Pongo de lado el trascendental asunto del avión presidencial para ocuparme de otros temas de la República. Uno, el movimiento feminista; otro, la “mano negra” sobre la Universidad. Acojo la denuncia formulada por el primer mandatario del país, que por un momento —sólo por uno— dejó de ocuparse del avión.

La reclamación de los derechos de las mujeres no ha ocurrido sólo en México. Se levantó en el mundo entero, y no cesa. Esta ola se asemeja a la turbulencia de 1968: exigencia justa y vehemente, que viene de milenios de opresión y viaja por encima de las fronteras. Una pujante reclamación cultural enfrenta a una antigua cultura que se resiste a ocupar su lugar en el arcón de la historia.

Cuando la muchedumbre se levantó en París, en 1789, un ministro de Luis XVI refirió al monarca lo que sucedía en la capital del reino. Luis preguntó: “¿Es un motín?” El ministro respondió: “No, señor, es una revolución”. No pasaría mucho tiempo para que rodara la cabeza del monarca, que debió encabezar la revolución, no ignorarla.

Reconozcamos la justicia que asiste a las mujeres —y a los millones de hombres que militamos con ellas— en su fogosa exigencia. El origen se halla en la cultura de la dominación que las ha sometido desde siempre. Contra aquélla se eleva la poderosa revolución. No es posible ignorarla, porque puede tomar las vidas de quienes debieran atenderla y no lo hagan con plenitud y oportunidad. Y de paso puede tomar otras vidas.

Esta última afirmación me lleva al segundo tema de este artículo. Una revolución tan vigorosa suele desbordar el cauce característico de otros movimientos. Desbordante, afecta bienes y derechos muy alejados de las causas y las culpas que generaron la revolución. Los combatientes no reconocen a sus verdugos y arremeten contra sus aliados actuales o potenciales. Quieren destruir el pasado y en realidad minan el futuro.

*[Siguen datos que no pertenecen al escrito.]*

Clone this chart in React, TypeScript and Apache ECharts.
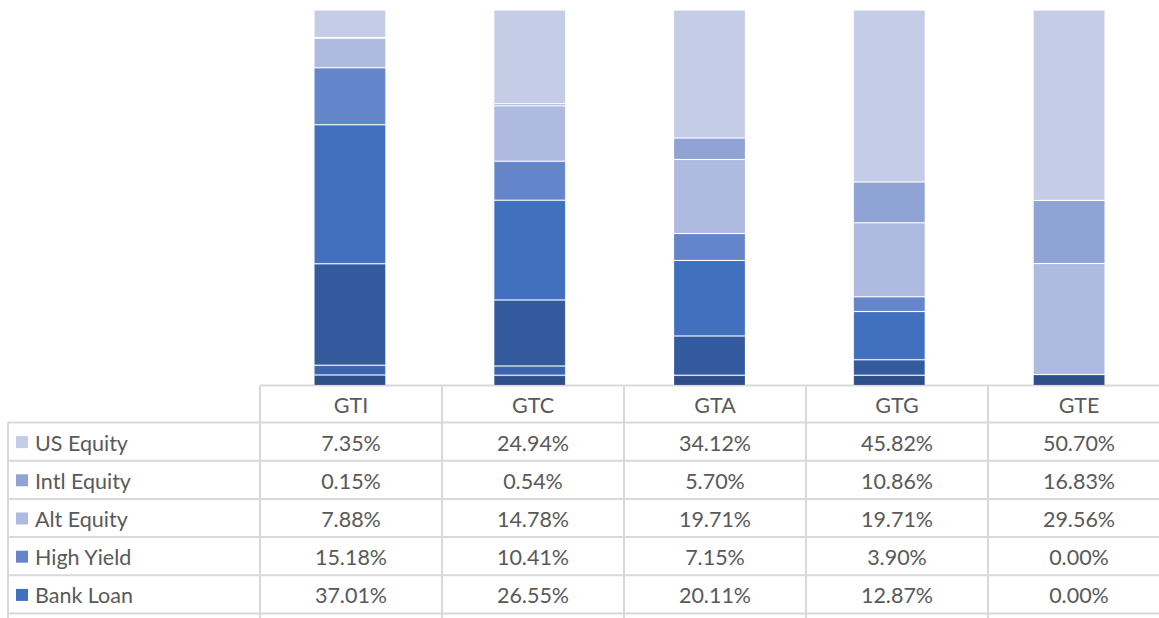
import React, { useEffect, useRef } from "react";
import * as echarts from "echarts";

// ---- data ----
const categories = ["GTI", "GTC", "GTA", "GTG", "GTE"];

// table order (top to bottom)
const seriesNames = [
  "US Equity",
  "Intl Equity",
  "Alt Equity",
  "High Yield",
  "Bank Loan",
  "Core Bond",
  "Short Duration",
  "Cash",
];
const usEquity = [7.35, 24.94, 34.12, 45.82, 50.7];
const intlEquity = [0.15, 0.54, 5.7, 10.86, 16.83];
const altEquity = [7.88, 14.78, 19.71, 19.71, 29.56];
const highYield = [15.18, 10.41, 7.15, 3.9, 0.0];
const bankLoan = [37.01, 26.55, 20.11, 12.87, 0.0];
const coreBond = [27.03, 17.6, 10.5, 4.1, 0.0];
const shortDuration = [2.6, 2.48, 0.0, 0.0, 0.0];
const cash = [2.8, 2.7, 2.71, 2.74, 2.91];

const seriesValues = [
  usEquity,
  intlEquity,
  altEquity,
  highYield,
  bankLoan,
  coreBond,
  shortDuration,
  cash,
];
const seriesColors = [
  "#c5cde6",
  "#8fa3d5",
  "#aebadf",
  "#6585cb",
  "#4170bf",
  "#345a9e",
  "#3c65b0",
  "#2d4e88",
];

// ---- layout ----
const W = 1159;
const H = 618;
const GRID_LEFT = 260;
const COL_W = 182;
const GRID_TOP = 10;
const GRID_BOTTOM_Y = 385.5;
const HEADER_H = 37;
const ROW_H = 38.2;
const TABLE_LEFT = 8;
const LINE_COLOR = "#d9d9d9";
const TEXT_COLOR = "#595959";
const FONT = "Lato, 'Open Sans', sans-serif";
const FONT_SIZE = 21.5;

export default function App() {
  const ref = useRef<HTMLDivElement>(null);

  useEffect(() => {
    if (!ref.current) return;
    document.body.style.margin = "0";
    const chart = echarts.init(ref.current, null, { renderer: "svg" });
    const nCols = categories.length;
    const tableRight = GRID_LEFT + nCols * COL_W;
    const gridHeight = GRID_BOTTOM_Y - GRID_TOP;

    // stacked bars: last series in table order is at the bottom
    const stackOrder = seriesNames.map((_, i) => i).reverse();
    const series = stackOrder.map((i) => ({
      name: seriesNames[i],
      type: "bar",
      stack: "total",
      barCategoryGap: "60%",
      data: seriesValues[i],
      itemStyle: {
        color: seriesColors[i],
        borderColor: "rgba(255,255,255,0.14)",
        borderWidth: 1,
      },
      emphasis: { disabled: true },
    }));

    const graphic: any[] = [];
    const line = (x1: number, y1: number, x2: number, y2: number) =>
      graphic.push({
        type: "line",
        silent: true,
        shape: { x1, y1, x2, y2 },
        style: { stroke: LINE_COLOR, lineWidth: 2 },
      });

    const headerTop = GRID_BOTTOM_Y;
    const rowsTop = headerTop + HEADER_H;
    // header top line
    line(GRID_LEFT, headerTop, tableRight, headerTop);
    // row lines
    const nLines = Math.ceil((H - rowsTop) / ROW_H) + 1;
    for (let k = 0; k < nLines; k++) {
      const y = rowsTop + k * ROW_H;
      line(TABLE_LEFT, y, tableRight, y);
    }
    // vertical lines
    line(TABLE_LEFT, rowsTop, TABLE_LEFT, H + 20);
    for (let c = 0; c <= nCols; c++) {
      const x = GRID_LEFT + c * COL_W;
      line(x, headerTop, x, H + 20);
    }
    // header texts
    categories.forEach((cat, c) => {
      graphic.push({
        type: "text",
        silent: true,
        x: GRID_LEFT + (c + 0.5) * COL_W,
        y: headerTop + HEADER_H / 2 + 1,
        style: {
          text: cat,
          fill: TEXT_COLOR,
          font: `${FONT_SIZE}px ${FONT}`,
          textAlign: "center",
          textVerticalAlign: "middle",
        },
      });
    });
    // rows
    seriesNames.forEach((name, r) => {
      const cy = rowsTop + (r + 0.5) * ROW_H + 1;
      if (cy + 8 > H) return; // row falls outside the visible page
      graphic.push({
        type: "rect",
        silent: true,
        shape: { x: 16, y: cy - 6.5, width: 12, height: 12 },
        style: { fill: seriesColors[r] },
      });
      graphic.push({
        type: "text",
        silent: true,
        x: 35,
        y: cy,
        style: {
          text: name,
          fill: TEXT_COLOR,
          font: `${FONT_SIZE}px ${FONT}`,
          textAlign: "left",
          textVerticalAlign: "middle",
        },
      });
      seriesValues[r].forEach((v, c) => {
        graphic.push({
          type: "text",
          silent: true,
          x: GRID_LEFT + (c + 0.5) * COL_W,
          y: cy,
          style: {
            text: v.toFixed(2) + "%",
            fill: TEXT_COLOR,
            font: `${FONT_SIZE}px ${FONT}`,
            textAlign: "center",
            textVerticalAlign: "middle",
          },
        });
      });
    });

    chart.setOption({
      animation: false,
      grid: {
        left: GRID_LEFT,
        top: GRID_TOP,
        width: nCols * COL_W,
        height: gridHeight,
        containLabel: false,
      },
      xAxis: {
        type: "category",
        data: categories,
        show: false,
      },
      yAxis: {
        type: "value",
        min: 0,
        max: 100,
        show: false,
      },
      tooltip: { show: false },
      series,
      graphic,
    });

    return () => chart.dispose();
  }, []);

  return (
    <div
      ref={ref}
      style={{
        width: W,
        height: H,
        background: "#ffffff",
        overflow: "hidden",
      }}
    />
  );
}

Los riesgos y males crecen cuando otros intereses —a los que acostumbramos llamar “oscuros” o externos”— asaltan a la revolución, la someten, arrebatan sus banderas y se lanzan a la depredación. Las causas plausibles devienen abominables. El relevo de la cultura opresiva se consuma a manos de fuerzas que arrasan los bastiones desde los que se podría emprender el histórico relevo de la opresión por la libertad.

Esas “fuerzas” son la “mano oscura” que perturba el progreso, impide la libertad, oscurece el porvenir. Por eso es necesario “lamparear” —como se ha dicho, con erudita expresión— la mano oscura. La lámpara para hacerlo y arrostrar sus consecuencias se halla en la mano —¿clara?— de quien denuncia la existencia de una mano oscura. ¿O no?

El peligro al que ahora me refiero se abate sobre la Universidad Nacional Autónoma de México, un bastión del pueblo. Contra ella se han intentado o consumado reiterados asaltos, que no amainan. Las autoridades universitarias han enfrentado el asedio con prudencia y entereza. Además, con la cara descubierta —a diferencia de sus embozados interlocutores— y con buenas razones, que no desmayan. Pero no logran persuadir —ni podrían— a los asaltantes.

Quienes agreden a la Universidad destruyen el patrimonio material y moral de la nación. Frustran las legítimas expectativas de millares de jóvenes cuyo futuro depende —íntegramente— de la generosa formación que provee nuestra Universidad. En realidad, la víctima de ese ataque no es apenas una respetable institución, sino la juventud a la que ésta sirve. Es la juventud quien sufre la clausura de sus aulas y, con ella, el despojo de su porvenir. No es así como puede avanzar la revolución por los derechos y las libertades de las mexicanas. También el futuro de muchas, nuestras amigas, compatriotas, compañeras, depende de la Universidad.

Los universitarios debemos elevar la voz en defensa de la Universidad, sometida a los golpes de la violencia. No es justo ni digno guardar silencio y dejar que otros —no nosotros— libren la batalla por la Universidad. Apenas ayer celebrábamos la autonomía de esa institución. Concluido el festejo, a la vuelta de la esquina, la autonomía vuelve a padecer. Es preciso elevar la voz, “lamparear” a los agresores —cada quien con la lámpara que le encomienda la ley— y oponer a la “mano negra” el derecho y la razón.